- [PR]
国際
粉ミルク業界再編 中国当局大ナタ127社→10社に
【上海=河崎真澄】中国の乳幼児用粉ミルク業界で当局主導によるメーカー再編が始まる。中国には127社の中小メーカーがひしめくが、当局はメーカー間の買収や合併による統廃合を促し、2年内に売上高が20億元(約320億円)を超える大手10社に集約させる方針だ。2008年に起きた有害物質メラミン混入事件以後、国産品離れが続く中で、メーカーの規模拡大によって安全性や信頼性を確保する狙いがある。
農村部も含む中国全体の粉ミルク市場で国産品のシェアは50%に満たず、都市部では20%と低い。3歳までの乳幼児は4800万人いるが、民間調査で「子供に国産粉ミルクは飲ませたくない」との回答が67%に達し、安全性は二の次、という中国メーカーへの不信感が浮き彫りになった。
中国紙、新京報などが20日までに伝えたところによると、再編は中国工業情報化省が主導する。国内の粉ミルク生産量は年間約60万トンで同3万トン以上の大手は伊利集団など3社のみ。再編第1弾として、乳業大手の蒙牛乳業が、中小の雅士利を114億香港ドル(約1440億円)で買収することで基本合意した。両社とも香港に上場している。
メラミン混入事件後、日本製など外国製人気が高まったが、中国では輸入品の粉ミルクにかかる関税が最高で40%にものぼる。このため、自由貿易港の香港で外国製品を買いあさり、手荷物で中国本土に持ち込んで高値転売する運び屋が横行。
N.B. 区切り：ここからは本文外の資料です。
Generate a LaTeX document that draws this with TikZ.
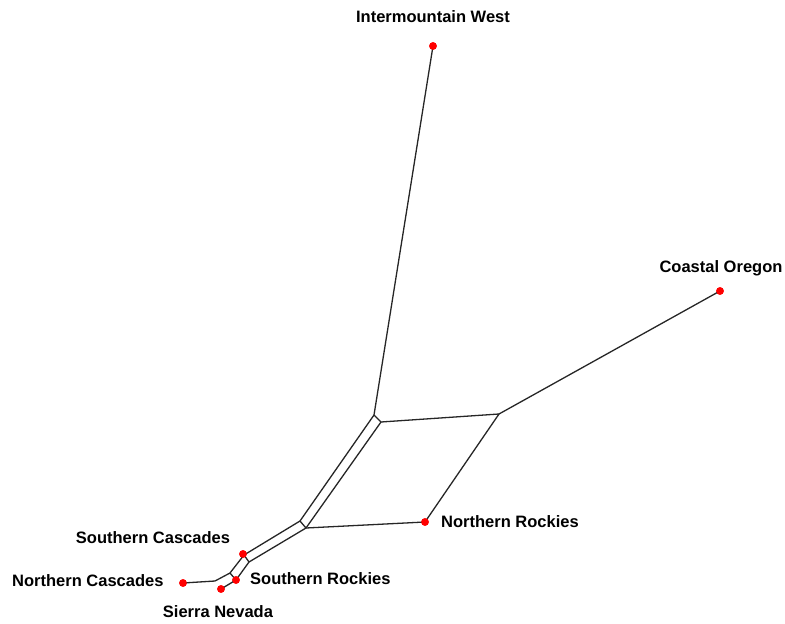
\documentclass[tikz,border=0pt]{standalone}
\usepackage{fontspec}
\setmainfont{Liberation Sans}
\begin{document}
\begin{tikzpicture}[x=1pt,y=-1pt,
  edge/.style={black!85,line width=1.3pt},
  taxon/.style={circle,fill=red,inner sep=0pt,minimum size=7.6pt},
  lbl/.style={font=\fontsize{16.5}{18}\selectfont\bfseries,inner sep=0pt}]
\useasboundingbox (0,0) rectangle (785,624);
% taxa
\node[taxon] (iw) at (433,46) {};
\node[taxon] (co) at (720,291) {};
\node[taxon] (nr) at (425,522) {};
\node[taxon] (sc) at (243,554) {};
\node[taxon] (nc) at (183,583) {};
\node[taxon] (sr) at (236,580) {};
\node[taxon] (sn) at (221,589) {};
% internal points
\coordinate (p1) at (374,415);
\coordinate (p3) at (381,422);
\coordinate (p2) at (300,521);
\coordinate (p4) at (306,528);
\coordinate (q1) at (499,414);
\coordinate (s1) at (244,555);
\coordinate (s2) at (249,562);
\coordinate (a) at (230,573);
\coordinate (b) at (215,581);
% edges
\draw[edge] (iw.center) -- (p1);
\draw[edge] (p1) -- (p3);
\draw[edge] (p1) -- (p2);
\draw[edge] (p3) -- (p4);
\draw[edge] (p2) -- (p4);
\draw[edge] (p3) -- (q1);
\draw[edge] (q1) -- (co.center);
\draw[edge] (q1) -- (nr.center);
\draw[edge] (p4) -- (nr.center);
\draw[edge] (p2) -- (s1);
\draw[edge] (p4) -- (s2);
\draw[edge] (s1) -- (s2);
\draw[edge] (s1) -- (a);
\draw[edge] (s2) -- (sr.center);
\draw[edge] (a) -- (sr.center);
\draw[edge] (a) -- (b);
\draw[edge] (b) -- (nc.center);
\draw[edge] (sr.center) -- (sn.center);
% redraw dots on top
\foreach \n in {iw,co,nr,sc,nc,sr,sn} \fill[red] (\n) circle (3.8pt);
% labels
\node[lbl] (liw) at (433,17) {Intermountain West};
\node[lbl] (lco) at (721,268) {Coastal Oregon};
\node[lbl,anchor=west] (lnr) at (441,522) {Northern Rockies};
\node[lbl] (lsc) at (153,538) {Southern Cascades};
\node[lbl,anchor=west] (lnc) at (12,581) {Northern Cascades};
\node[lbl,anchor=west] (lsr) at (250,579) {Southern Rockies};
\node[lbl] (lsn) at (218,612) {Sierra Nevada};
\end{tikzpicture}
\end{document}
一方で香港が品不足に陥り、反中感情に火を付ける一因ともなった。
このため香港政府は今年3月、粉ミルクの中国への持ち出しを旅客1人あたり2缶(1・8キロ)に限定したが、香港に接する広東省深●(=土へんに川)では旅客が持ち出した外国製品を買い集め、各地で売りさばく新手の運び屋が登場するなど香港も巻き込んだ社会問題が続いている。